On 01/13/2014 02:29 PM, Prasad Gondi wrote:
Rob
Can we do this over 1GB nic also? could you please provide some details over
which 1GB nics are supported
FCoE typically goes hand-in-hand with "converged networking," which
basically means DCB. The idea being that you split your Ethernet pipe
into different classifications. This allows you to do FCoE on the same
Ethernet link that you're doing other non-storage traffic on. FCoE uses
DCB's PFC (Priority Flow Control) to provide lossless Ethernet to
transmit on. Keep in mind that with iSCSI you have the reliability of
TCP/IP, but with FCoE you don't have that support.
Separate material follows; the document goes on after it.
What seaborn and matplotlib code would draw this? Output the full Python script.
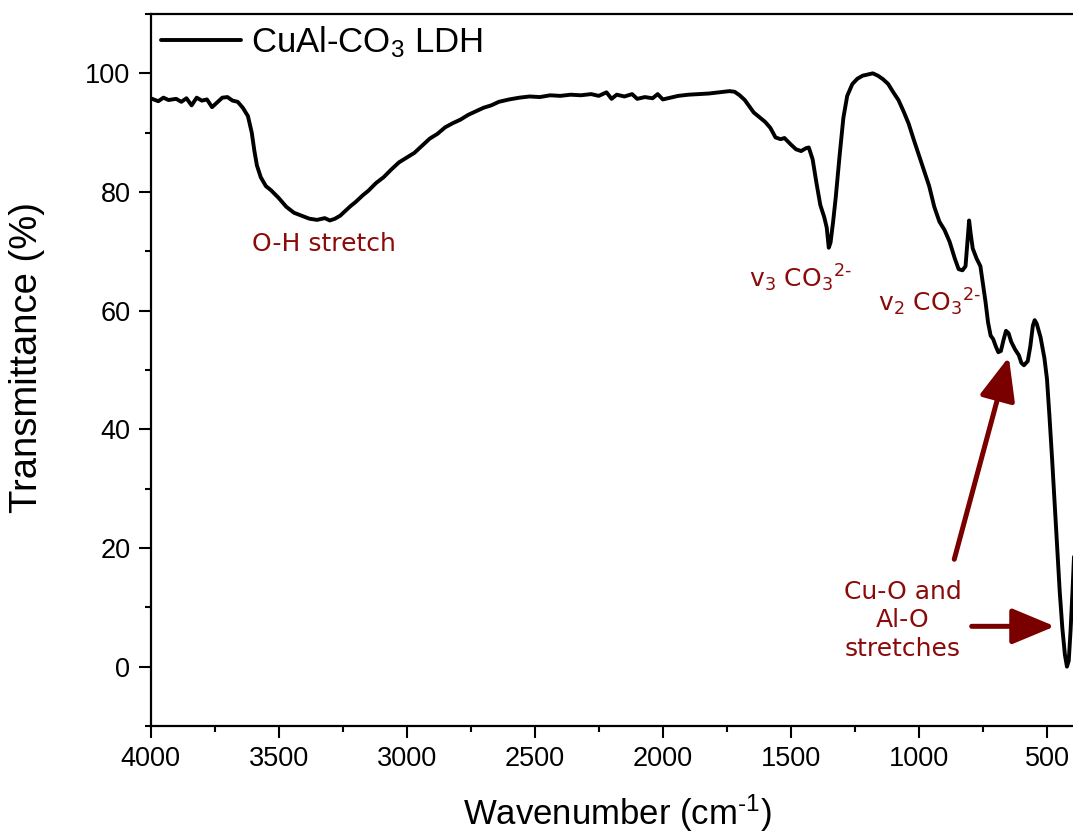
import numpy as np
import pandas as pd
import matplotlib
matplotlib.use("Agg")
import matplotlib.pyplot as plt
import seaborn as sns
from matplotlib.ticker import MultipleLocator

# ---- data ----
wavenumber = [
    4000, 3970, 3950, 3930, 3900, 3880, 3860, 3840, 3820, 3800, 3780, 3760, 3740, 3720,
    3700, 3680, 3660, 3640, 3620, 3605, 3595, 3585, 3570, 3550, 3530, 3500, 3470, 3440,
    3410, 3380, 3350, 3320, 3300, 3280, 3260, 3240, 3220, 3200, 3170, 3150, 3120, 3090,
    3060, 3030, 3000, 2970, 2940, 2910, 2880, 2850, 2820, 2790, 2760, 2730, 2700, 2670,
    2640, 2600, 2560, 2520, 2480, 2440, 2400, 2360, 2320, 2280, 2250, 2220, 2200, 2180,
    2150, 2120, 2100, 2070, 2040, 2020, 2000, 1970, 1940, 1900, 1860, 1820, 1780, 1740,
    1720, 1700, 1680, 1660, 1645, 1620, 1600, 1580, 1560, 1540, 1525, 1500, 1480, 1460,
    1440, 1430, 1415, 1400, 1385, 1370, 1360, 1352, 1345, 1335, 1325, 1310, 1295, 1280,
    1260, 1240, 1220, 1200, 1180, 1160, 1140, 1120, 1100, 1080, 1060, 1040, 1020, 1000,
    980, 960, 940, 920, 900, 880, 860, 845, 830, 818, 810, 804, 798, 790, 775, 760, 750,
    740, 730, 720, 710, 700, 690, 680, 670, 660, 650, 640, 625, 610, 600, 590, 575, 565,
    555, 548, 540, 525, 510, 500, 490, 480, 470, 460, 450, 440, 430, 422, 415, 408, 400,
    392,
]
transmittance = [
    95.8, 95.3, 95.9, 95.5, 95.7, 95.2, 95.8, 94.6, 95.9, 95.4, 95.6, 94.3, 95.1, 95.9,
    96.0, 95.4, 95.2, 94.2, 92.8, 90.0, 87.0, 84.5, 82.5, 81.0, 80.3, 79.0, 77.5, 76.5,
    76.0, 75.5, 75.3, 75.6, 75.2, 75.5, 76.0, 76.8, 77.6, 78.3, 79.5, 80.2, 81.5, 82.5,
    83.8, 85.0, 85.8, 86.6, 87.8, 89.0, 89.8, 90.9, 91.6, 92.2, 93.0, 93.6, 94.2, 94.6,
    95.2, 95.6, 95.9, 96.1, 96.0, 96.3, 96.2, 96.4, 96.3, 96.5, 96.2, 96.8, 95.7, 96.4,
    96.1, 96.5, 95.7, 96.0, 95.8, 96.5, 95.6, 95.9, 96.2, 96.4, 96.5, 96.6, 96.8, 97.0,
    96.9, 96.3, 95.5, 94.3, 93.4, 92.5, 91.8, 90.8, 89.2, 88.9, 89.1, 88.0, 87.2, 86.9,
    87.4, 87.5, 85.5, 81.5, 77.8, 75.8, 74.0, 70.6, 71.5, 75.0, 79.0, 86.0, 92.5, 96.2,
    98.2, 99.1, 99.6, 99.8, 100.0, 99.6, 99.0, 98.2, 96.8, 95.5, 93.6, 91.5, 88.8, 86.2,
    83.6, 81.0, 77.5, 75.0, 73.6, 71.6, 68.8, 67.0, 66.8, 67.5, 72.0, 75.2, 73.0, 70.5,
    68.8, 67.5, 64.5, 61.5, 58.0, 55.8, 55.2, 54.0, 53.0, 53.2, 55.0, 56.6, 56.2, 54.8,
    53.5, 52.5, 51.2, 50.8, 51.5, 54.0, 57.5, 58.4, 57.8, 55.5, 52.0, 48.5, 42.0, 35.0,
    27.5, 20.0, 12.5, 6.5, 2.0, 0.0, 1.0, 6.0, 13.0, 21.0,
]
series_label = "CuAl-CO$_3$ LDH"
x_ticks = [4000, 3500, 3000, 2500, 2000, 1500, 1000, 500]
y_ticks = [0, 20, 40, 60, 80, 100]

annotations = [
    ("O-H stretch", 3322, 71.3),
    ("v$_3$ CO$_3{}^{2\\text{-}}$", 1663, 63.9),
    ("v$_2$ CO$_3{}^{2\\text{-}}$", 1158, 59.8),
    ("Cu-O and\nAl-O\nstretches", 1064, 7.8),
]
arrows = [  # (tail_x, tail_y, head_x, head_y)
    (862, 18.1, 649, 52.2),
    (794, 6.8, 469, 6.8),
]

df = pd.DataFrame({"Wavenumber": wavenumber, "Transmittance": transmittance})

sns.set_theme(style="ticks")
plt.rcParams["font.family"] = ["Liberation Sans", "DejaVu Sans"]
plt.rcParams["mathtext.fontset"] = "custom"
plt.rcParams["mathtext.rm"] = "Liberation Sans"
plt.rcParams["mathtext.it"] = "Liberation Sans"
plt.rcParams["text.color"] = "black"
plt.rcParams["axes.labelcolor"] = "black"

fig = plt.figure(figsize=(10.73, 8.36), dpi=100)
ax = fig.add_axes([150.6 / 1073, 110 / 836, 1 - 150.6 / 1073 + 0.002, 712 / 836])

sns.lineplot(data=df, x="Wavenumber", y="Transmittance", ax=ax, color="black",
             linewidth=2.8, label=series_label, sort=False)

ax.set_xlim(4000, 390)
ax.set_ylim(-10, 110)
ax.set_xticks(x_ticks)
ax.set_yticks(y_ticks)
ax.xaxis.set_minor_locator(MultipleLocator(250))
ax.yaxis.set_minor_locator(MultipleLocator(10))
ax.tick_params(which="major", direction="out", length=8.5, width=1.5, labelsize=19.5,
               pad=6, colors="black", labelcolor="black")
ax.tick_params(which="minor", direction="out", length=4.5, width=1.5, colors="black")
ax.tick_params(top=False, right=False, which="both")
for s in ["left", "bottom", "top"]:
    ax.spines[s].set_linewidth(1.6)
    ax.spines[s].set_color("black")
ax.spines["right"].set_visible(False)

ax.set_xlabel("Wavenumber (cm$^{\\text{-}1}$)", fontsize=25, color="black")
ax.set_ylabel("Transmittance (%)", fontsize=27.5, color="black")
ax.xaxis.set_label_coords(0.505, -0.093)
ax.yaxis.set_label_coords(-0.114, 0.518)

dark_red = "#8B0A0A"
ann_font = ["DejaVu Sans"]
for txt, x, y in annotations:
    if "\n" in txt:
        ax.text(x, y, txt, color=dark_red, fontsize=18, ha="center", va="center",
                family=ann_font, linespacing=1.25)
    elif txt.startswith("O-H"):
        ax.text(x, y, txt, color=dark_red, fontsize=18, ha="center", va="center",
                family=ann_font)
    else:
        ax.text(x, y, txt, color=dark_red, fontsize=18, ha="left", va="baseline",
                family=ann_font, math_fontfamily="dejavusans")

for tx, ty, hx, hy in arrows:
    ax.annotate("", xy=(hx, hy), xytext=(tx, ty),
                arrowprops=dict(arrowstyle="-|>,head_length=1.2,head_width=0.5",
                                color="#7A0000", lw=3.6, mutation_scale=22,
                                shrinkA=0, shrinkB=0))

leg = ax.legend(loc="upper left", frameon=False, fontsize=25, handlelength=2.3,
                handletextpad=0.3, borderaxespad=0.2, borderpad=0.1)
for line in leg.get_lines():
    line.set_linewidth(2.8)
for t in leg.get_texts():
    t.set_color("black")

fig.savefig("out.png", dpi=100)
When sending FCoE packets over 1Gb/s you're not going to be using DCB or
PFC, so you'll just be using traditional (pause) flow control. This is
fine as long as you're not doing converged networking. So, as long as
you don't bog down your pipe with other traffic that would that would
cause excessive PAUSE frames, thus impacting your FCoE traffic, I think
you should be fine. I do not think that the impact of converged
networking over 1Gb/s has really been studied much.
DCB and and other FCoE offloads, such as Intel's Direct Data Placement
feature are only implemented in 10Gb/s HW. I am sure this FCoE/DCB
feature availability only being available in 10Gb/s NICs is true for any
vendors selling FCoE/DCB cards. Some vendors may not provide DCB support
or offloads at all.
The industry is focused on 10Gb/s. You can do FCoE on 1Gb/s, but it's
not the norm and nobody is testing it. The way the kernel is coded any
Ethernet adapter should be able to do FCoE.
I am unaware of any 'supported adapters' list and would seriously doubt
that you'd find any 1Gb/s card data sheet even mentioning FCoE/DCB.